There were of course student protests in France, and an opposition movement under the banner Collectif du 31 mai is active. But it was apparently the intervention of Medef, the French business confederation (many of whose members are natural supporters of the conservative government), that led, in January 2012, to the plan being rethought. The new Higher Education & Research Minister, Laurent Wauquiez, was widely quoted as having acknowledged that ‘we messed up’. He now plans a diplomatic charm offensive and has been charged with finding a way to regulate immigration without blocking higher education and the businesses that require highly skilled people – all presumably in time for the elections in April and May.

The November 2011 meeting of the Canadian Bureau for International Education was told that Canada’s competitors had suffered serious setbacks and that the window of opportunity might not stay open for very long. France’s discomfort is one such opportunity and Canada is well-placed to benefit from international students from la Francophonie who seek more welcoming destinations. As we noted in our Borderless Report of April 2011, international students are seen as prospective immigrants in Canada, and even the most guarded and distrustful federal government in living memory has no problem with that.

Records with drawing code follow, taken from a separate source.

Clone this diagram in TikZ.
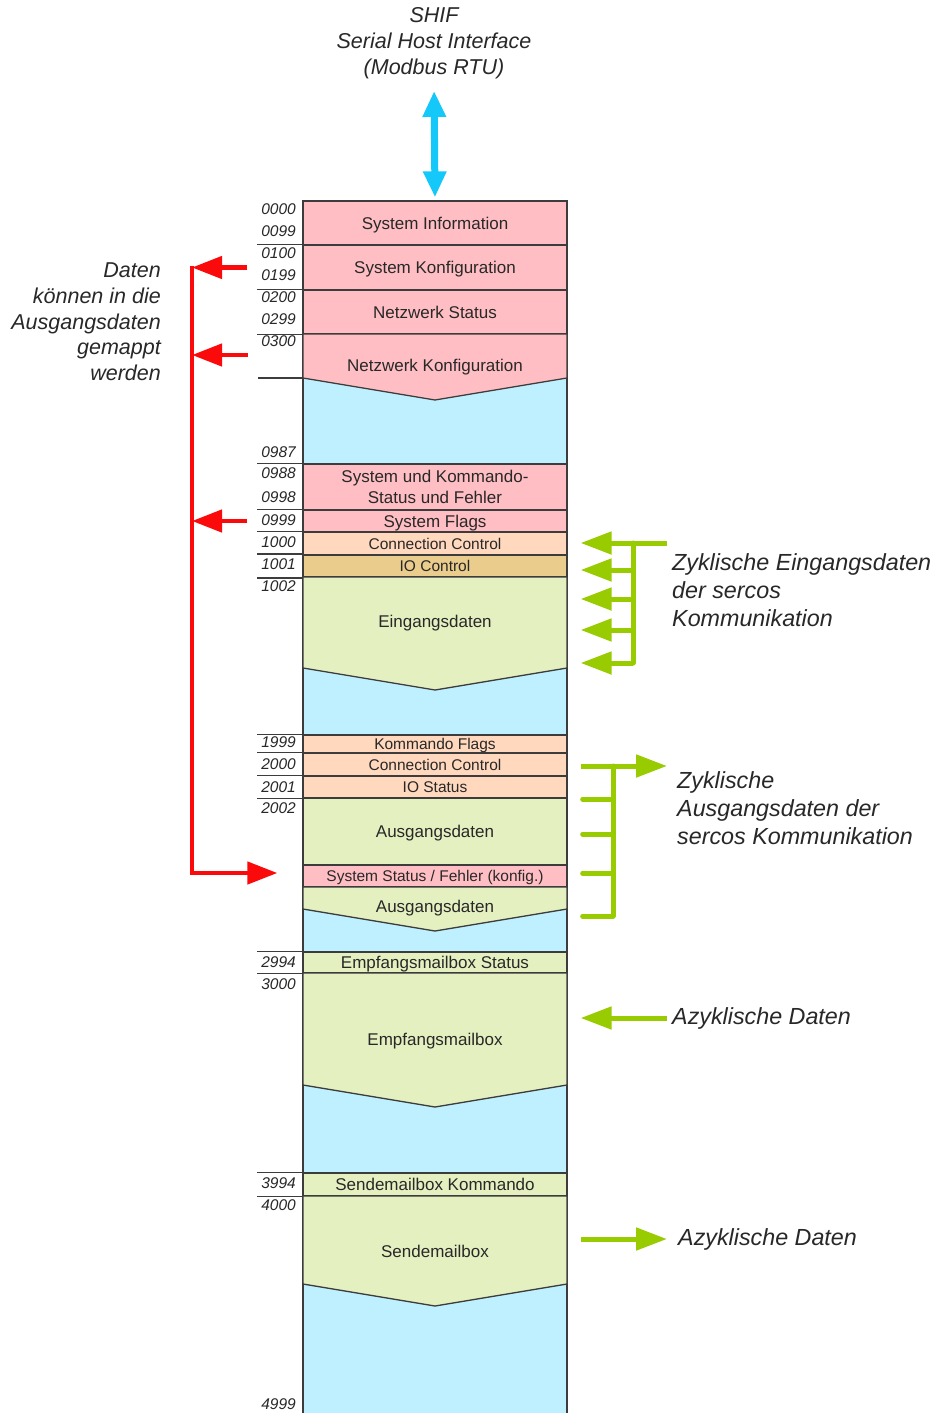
\documentclass[tikz,border=0pt]{standalone}
\usepackage{fontspec}
\setmainfont{Liberation Sans}
\usepackage{tikz}
\definecolor{memPink}{RGB}{255,190,195}
\definecolor{memBlue}{RGB}{190,240,255}
\definecolor{memPeach}{RGB}{255,216,190}
\definecolor{memTan}{RGB}{234,204,140}
\definecolor{memGreen}{RGB}{228,240,192}
\definecolor{frameGray}{RGB}{60,60,60}
\definecolor{labelGray}{RGB}{40,40,40}
\definecolor{busGreen}{RGB}{153,204,0}
\definecolor{mapRed}{RGB}{250,10,10}
\definecolor{shifCyan}{RGB}{20,200,250}
\usetikzlibrary{positioning,arrows.meta}

\begin{document}
\begin{tikzpicture}[
  x=1pt,
  y=-1pt,
  every node/.style={align=center, text=labelGray},
  memcol/.style={draw=frameGray, line width=1.3pt, fill=memBlue, minimum width=264pt, inner sep=0pt},
  reg/.style={draw=frameGray, line width=1.3pt, minimum width=264pt, inner sep=0pt, font=\fontsize{17}{21}\selectfont},
  regone/.style={reg, text depth=0pt},
  regsmall/.style={regone, font=\fontsize{15.5}{18}\selectfont},
  vreg/.style={draw=frameGray, line width=1.3pt},
  regtext/.style={inner sep=0pt, font=\fontsize{17}{21}\selectfont},
  addr/.style={anchor=east, inner sep=0pt, font=\fontsize{15.5}{18}\selectfont\itshape},
  tick/.style={draw=frameGray, line width=1.1pt},
  note/.style={inner sep=0pt, font=\fontsize{23.3}{28}\selectfont\itshape},
  maparr/.style={draw=mapRed, line width=4.5pt, -{Triangle[length=30pt,width=22pt]}},
  busarr/.style={draw=busGreen, line width=5pt, -{Triangle[length=31pt,width=22pt]}},
  busline/.style={draw=busGreen, line width=5pt, line cap=round},
  hostarr/.style={draw=shifCyan, line width=7pt, {Triangle[length=26pt,width=22pt]}-{Triangle[length=26pt,width=22pt]}}
]
\useasboundingbox[fill=white] (0,0) rectangle (936,1413);

% memory column
\node[memcol, minimum height=1220pt] (mem) at (435,811) {};

\node[regone, fill=memPink, minimum height=44pt] (sysinfo) at (435,223) {System Information};
\node[regone, fill=memPink, minimum height=45pt] (syskonf) at (435,267.5) {System Konfiguration};
\node[regone, fill=memPink, minimum height=44pt] (netstat) at (435,312) {Netzwerk Status};
\draw[vreg, fill=memPink] (303,334) -- (567,334) -- (567,378) -- (435,400) -- (303,378) -- cycle;
\node[regtext] (netkonf) at (435,367) {Netzwerk Konfiguration};
\coordinate (netkonfW) at (303,355);
\coordinate (netkonfS) at (303,378);

\node[reg, fill=memPink, minimum height=46pt] (syskomm) at (435,487) {System und Kommando-\\Status und Fehler};
\node[regone, fill=memPink, minimum height=22pt] (sysflags) at (435,521) {System Flags};
\node[regsmall, fill=memPeach, minimum height=23pt] (connin) at (435,543.5) {Connection Control};
\node[regsmall, fill=memTan, line width=2pt, minimum height=22pt] (ioctrl) at (435,566) {IO Control};
\draw[vreg, fill=memGreen] (303,577) -- (567,577) -- (567,668) -- (435,690) -- (303,668) -- cycle;
\node[regtext] (eingang) at (435,623) {Eingangsdaten};

\node[regsmall, fill=memPeach, minimum height=18pt] (kommflags) at (435,744) {Kommando Flags};
\node[regsmall, fill=memPeach, minimum height=23pt] (connout) at (435,764.5) {Connection Control};
\node[regsmall, fill=memPeach, minimum height=22pt] (iostatus) at (435,787) {IO Status};
\node[regone, fill=memGreen, minimum height=67pt] (ausgangA) at (435,831.5) {Ausgangsdaten};
\node[regsmall, fill=memPink, minimum height=22pt] (sysstatus) at (435,876) {System Status / Fehler (konfig.)};
\draw[vreg, fill=memGreen] (303,887) -- (567,887) -- (567,909) -- (435,931) -- (303,909) -- cycle;
\node[regtext] (ausgangB) at (435,908) {Ausgangsdaten};

\node[regone, fill=memGreen, minimum height=21pt] (empfstat) at (435,962.5) {Empfangsmailbox Status};
\draw[vreg, fill=memGreen] (303,973) -- (567,973) -- (567,1085) -- (435,1107) -- (303,1085) -- cycle;
\node[regtext] (empf) at (435,1041) {Empfangsmailbox};

\node[regone, fill=memGreen, minimum height=23pt] (sendkomm) at (435,1184.5) {Sendemailbox Kommando};
\draw[vreg, fill=memGreen] (303,1196) -- (567,1196) -- (567,1284) -- (435,1306) -- (303,1284) -- cycle;
\node[regtext] (send) at (435,1251) {Sendemailbox};

% address ticks
\draw[tick] (syskonf.north west) -- ++(-45,0);
\draw[tick] (netstat.north west) -- ++(-45,0);
\draw[tick] (netstat.south west) -- ++(-45,0);
\draw[tick] (netkonfS) -- ++(-45,0);
\draw[tick] (syskomm.north west) -- ++(-45,0);
\draw[tick] (sysflags.north west) -- ++(-45,0);
\draw[tick] (connin.north west) -- ++(-45,0);
\draw[tick] (ioctrl.north west) -- ++(-45,0);
\draw[tick] (ioctrl.south west) -- ++(-45,0);
\draw[tick] (kommflags.north west) -- ++(-45,0);
\draw[tick] (connout.north west) -- ++(-45,0);
\draw[tick] (iostatus.north west) -- ++(-45,0);
\draw[tick] (iostatus.south west) -- ++(-45,0);
\draw[tick] (empfstat.north west) -- ++(-45,0);
\draw[tick] (empfstat.south west) -- ++(-45,0);
\draw[tick] (sendkomm.north west) -- ++(-45,0);
\draw[tick] (sendkomm.south west) -- ++(-45,0);

% addresses
\node[addr] (a0000) at (296,209) {0000};
\node[addr] (a0099) at (296,231) {0099};
\node[addr] (a0100) at (296,253) {0100};
\node[addr] (a0199) at (296,275) {0199};
\node[addr] (a0200) at (296,297) {0200};
\node[addr] (a0299) at (296,319) {0299};
\node[addr] (a0300) at (296,341) {0300};
\node[addr] (a0987) at (296,452) {0987};
\node[addr] (a0988) at (296,473) {0988};
\node[addr] (a0998) at (296,497) {0998};
\node[addr] (a0999) at (296,520) {0999};
\node[addr] (a1000) at (296,542) {1000};
\node[addr] (a1001) at (296,564) {1001};
\node[addr] (a1002) at (296,586) {1002};
\node[addr] (a1999) at (296,742) {1999};
\node[addr] (a2000) at (296,764) {2000};
\node[addr] (a2001) at (296,787) {2001};
\node[addr] (a2002) at (296,808) {2002};
\node[addr] (a2994) at (296,962) {2994};
\node[addr] (a3000) at (296,984) {3000};
\node[addr] (a3994) at (296,1183) {3994};
\node[addr] (a4000) at (296,1205) {4000};
\node[addr] (a4999) at (296,1404) {4999};

% host interface
\node[note, font=\fontsize{21.5}{26}\selectfont\itshape] (shif) at (434,43) {SHIF\\Serial Host Interface\\(Modbus RTU)};
\draw[hostarr, shorten <=12pt, shorten >=3pt] (shif.south) -- (sysinfo.north);

% mapping into the output data
\node[note, anchor=east, align=right, font=\fontsize{21.5}{25.7}\selectfont\itshape] (mapnote) at (161,322)
  {Daten\\können in die\\Ausgangsdaten\\gemappt\\werden};
\coordinate (mapTop) at (192,266);
\coordinate (mapBot) at (192,873);
\draw[maparr, shorten >=25pt] (mapTop) -- (mapBot) -- (mapBot -| sysstatus.west);
\draw[maparr] ([xshift=-55pt]syskonf.west) -- (syskonf.west -| mapTop);
\draw[maparr] ([xshift=-55pt]netkonfW) -- (netkonfW -| mapTop);
\draw[maparr] ([xshift=-55pt]sysflags.west) -- (sysflags.west -| mapTop);

% cyclic input data
\node[note, anchor=west, align=left] (innote) at (672,590) {Zyklische Eingangsdaten\\der sercos\\Kommunikation};
\coordinate (inEnd) at (667,543);
\coordinate (inBus) at (633,543);
\coordinate (inBusEnd) at (633,663);
\coordinate (inTapB) at (633,570);
\coordinate (inTapC) at (633,599);
\coordinate (inTapD) at (633,630);
\draw[busline] (inBus) -- (inBusEnd);
\draw[busarr, shorten >=13pt] (inEnd) -- (inEnd -| mem.east);
\draw[busarr, shorten >=13pt] (inTapB) -- (inTapB -| mem.east);
\draw[busarr, shorten >=13pt] (inTapC) -- (inTapC -| mem.east);
\draw[busarr, shorten >=13pt] (inTapD) -- (inTapD -| mem.east);
\draw[busarr, shorten >=13pt] (inBusEnd) -- (inBusEnd -| mem.east);

% cyclic output data
\node[note, anchor=west, align=left] (outnote) at (677,808) {Zyklische\\Ausgangsdaten der\\sercos Kommunikation};
\coordinate (outTip) at (667,766);
\coordinate (outBus) at (613,766);
\coordinate (outTapB) at (613,799);
\coordinate (outTapC) at (613,834);
\coordinate (outTapD) at (613,873);
\coordinate (outBusEnd) at (613,916);
\draw[busline] (outBus) -- (outBusEnd);
\draw[busarr, shorten <=13pt] (outTip -| mem.east) -- (outTip);
\draw[busline, shorten <=15pt] (outTapB -| mem.east) -- (outTapB);
\draw[busline, shorten <=15pt] (outTapC -| mem.east) -- (outTapC);
\draw[busline, shorten <=15pt] (outTapD -| mem.east) -- (outTapD);
\draw[busline, shorten <=15pt] (outBusEnd -| mem.east) -- (outBusEnd);

% acyclic data
\node[note, anchor=west] (azinnote) at (672,1018) {Azyklische Daten};
\node[note, anchor=west] (azoutnote) at (678,1239) {Azyklische Daten};
\draw[busarr, shorten <=5pt, shorten >=13pt] (azinnote.west) -- (azinnote.west -| mem.east);
\draw[busarr, shorten <=13pt, shorten >=11pt] (azoutnote.west -| mem.east) -- (azoutnote.west);
\end{tikzpicture}
\end{document}
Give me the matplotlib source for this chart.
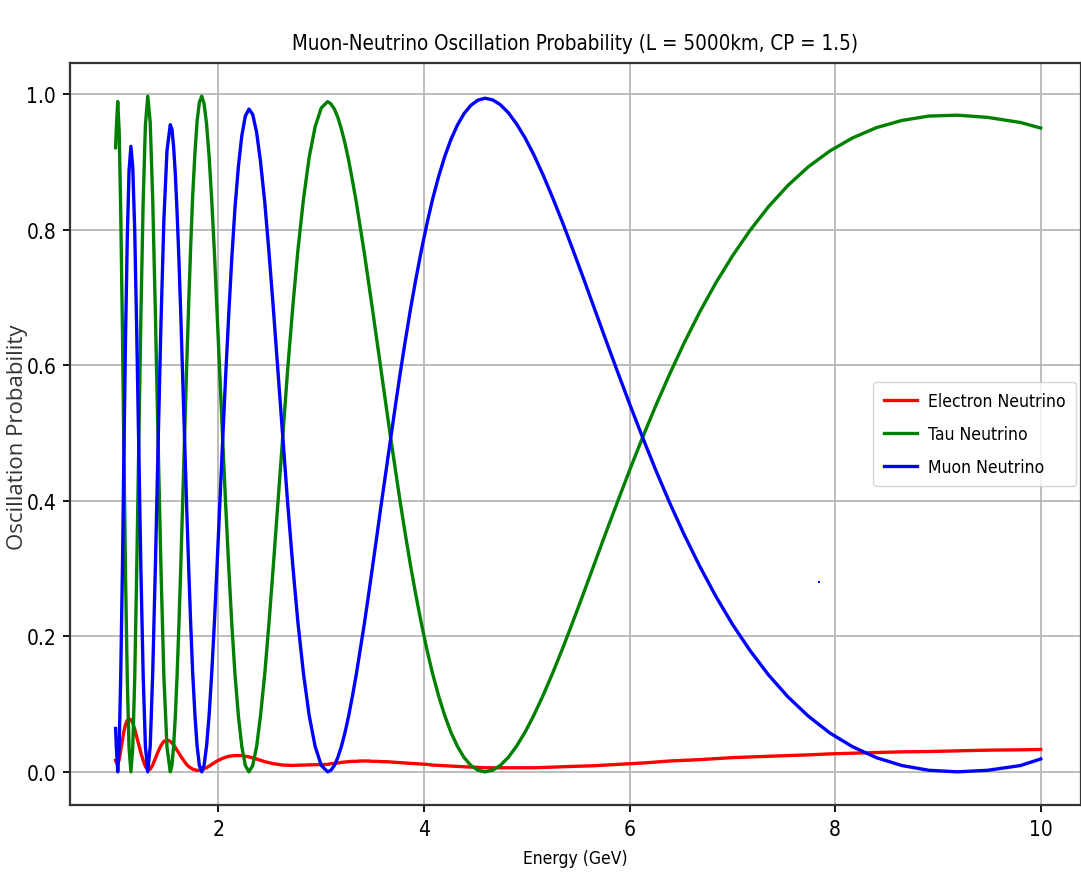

An intervention from the floor that argued that universities were not in the immigration game (meaning they should not be) got the most approval from the audience. But Professor Thomas closed by noting that the sector was in the debate and had been for a long time.

The title of the immigration seminar – ‘Competing globally’ – shows what it means to be in the immigration game. The emphasis on competition is partly a tactical thing: it is designed to remind governments that higher education should matter to them. And it should, in good economic times and bad. But the trade-off is that it plays into a government-friendly and instrumental vision of what HE is for: enhancing national economic self-interest. Viewed from afar, today the UK looks difficult and other countries more welcoming. The policy pendulum keeps swinging and in two years the picture will be different.